START Provided material

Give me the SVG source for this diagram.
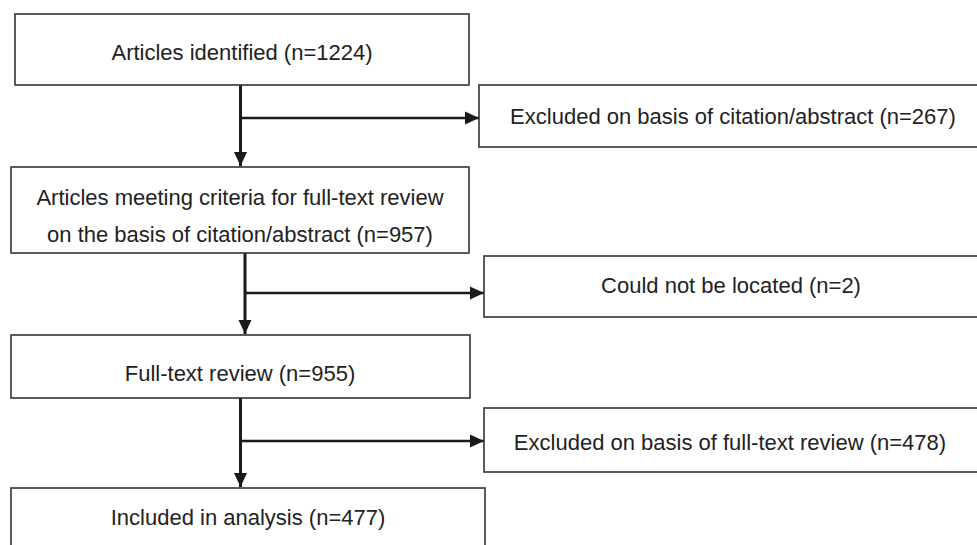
<svg xmlns="http://www.w3.org/2000/svg" width="977" height="545" viewBox="0 0 977 545">
<defs>
<marker id="arr" markerUnits="userSpaceOnUse" markerWidth="15" markerHeight="15" viewBox="0 0 15 15" refX="14" refY="7.5" orient="auto">
<path d="M0,1 L14,7.5 L0,14 Z" fill="#1a1a1a"/>
</marker>
<style>
.box{fill:#fff;stroke:#333;stroke-width:1.6}
.t{font-family:"Liberation Sans",Arial,sans-serif;font-size:22px;fill:#222;text-anchor:middle}
.v{stroke:#1a1a1a;stroke-width:3;fill:none}
.h{stroke:#1a1a1a;stroke-width:2.5;fill:none}
</style>
</defs>
<rect width="977" height="545" fill="#fff"/>
<g id="connectors">
<line class="v" x1="240.5" y1="85" x2="240.5" y2="166" marker-end="url(#arr)"/>
<line class="h" x1="240.5" y1="118" x2="479" y2="118" marker-end="url(#arr)"/>
<line class="v" x1="245" y1="253" x2="245" y2="334" marker-end="url(#arr)"/>
<line class="h" x1="245" y1="293" x2="484" y2="293" marker-end="url(#arr)"/>
<line class="v" x1="240.5" y1="398" x2="240.5" y2="487" marker-end="url(#arr)"/>
<line class="h" x1="240.5" y1="441" x2="484" y2="441" marker-end="url(#arr)"/>
</g>
<g id="n1">
<rect class="box" x="15" y="14" width="454" height="71"/>
<text class="t" x="242" y="60">Articles identified (n=1224)</text>
</g>
<g id="n2">
<rect class="box" x="479" y="85" width="510" height="62"/>
<text class="t" x="733" y="124">Excluded on basis of citation/abstract (n=267)</text>
</g>
<g id="n3">
<rect class="box" x="11" y="167" width="458" height="86"/>
<text class="t" x="240" y="205">Articles meeting criteria for full-text review</text>
<text class="t" x="240" y="242">on the basis of citation/abstract (n=957)</text>
</g>
<g id="n4">
<rect class="box" x="484" y="256" width="510" height="61"/>
<text class="t" x="731" y="293">Could not be located (n=2)</text>
</g>
<g id="n5">
<rect class="box" x="11" y="335" width="459" height="63"/>
<text class="t" x="240" y="381">Full-text review (n=955)</text>
</g>
<g id="n6">
<rect class="box" x="484" y="408" width="510" height="64"/>
<text class="t" x="730" y="450">Excluded on basis of full-text review (n=478)</text>
</g>
<g id="n7">
<rect class="box" x="11" y="488" width="474" height="80"/>
<text class="t" x="248" y="525">Included in analysis (n=477)</text>
</g>
</svg>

END Provided material

What is expected:
Each line above is to be copied verbatim. Drop any image from the copy.

Response:
Give me the SVG source for this diagram.
<svg xmlns="http://www.w3.org/2000/svg" width="977" height="545" viewBox="0 0 977 545">
<defs>
<marker id="arr" markerUnits="userSpaceOnUse" markerWidth="15" markerHeight="15" viewBox="0 0 15 15" refX="14" refY="7.5" orient="auto">
<path d="M0,1 L14,7.5 L0,14 Z" fill="#1a1a1a"/>
</marker>
<style>
.box{fill:#fff;stroke:#333;stroke-width:1.6}
.t{font-family:"Liberation Sans",Arial,sans-serif;font-size:22px;fill:#222;text-anchor:middle}
.v{stroke:#1a1a1a;stroke-width:3;fill:none}
.h{stroke:#1a1a1a;stroke-width:2.5;fill:none}
</style>
</defs>
<rect width="977" height="545" fill="#fff"/>
<g id="connectors">
<line class="v" x1="240.5" y1="85" x2="240.5" y2="166" marker-end="url(#arr)"/>
<line class="h" x1="240.5" y1="118" x2="479" y2="118" marker-end="url(#arr)"/>
<line class="v" x1="245" y1="253" x2="245" y2="334" marker-end="url(#arr)"/>
<line class="h" x1="245" y1="293" x2="484" y2="293" marker-end="url(#arr)"/>
<line class="v" x1="240.5" y1="398" x2="240.5" y2="487" marker-end="url(#arr)"/>
<line class="h" x1="240.5" y1="441" x2="484" y2="441" marker-end="url(#arr)"/>
</g>
<g id="n1">
<rect class="box" x="15" y="14" width="454" height="71"/>
<text class="t" x="242" y="60">Articles identified (n=1224)</text>
</g>
<g id="n2">
<rect class="box" x="479" y="85" width="510" height="62"/>
<text class="t" x="733" y="124">Excluded on basis of citation/abstract (n=267)</text>
</g>
<g id="n3">
<rect class="box" x="11" y="167" width="458" height="86"/>
<text class="t" x="240" y="205">Articles meeting criteria for full-text review</text>
<text class="t" x="240" y="242">on the basis of citation/abstract (n=957)</text>
</g>
<g id="n4">
<rect class="box" x="484" y="256" width="510" height="61"/>
<text class="t" x="731" y="293">Could not be located (n=2)</text>
</g>
<g id="n5">
<rect class="box" x="11" y="335" width="459" height="63"/>
<text class="t" x="240" y="381">Full-text review (n=955)</text>
</g>
<g id="n6">
<rect class="box" x="484" y="408" width="510" height="64"/>
<text class="t" x="730" y="450">Excluded on basis of full-text review (n=478)</text>
</g>
<g id="n7">
<rect class="box" x="11" y="488" width="474" height="80"/>
<text class="t" x="248" y="525">Included in analysis (n=477)</text>
</g>
</svg>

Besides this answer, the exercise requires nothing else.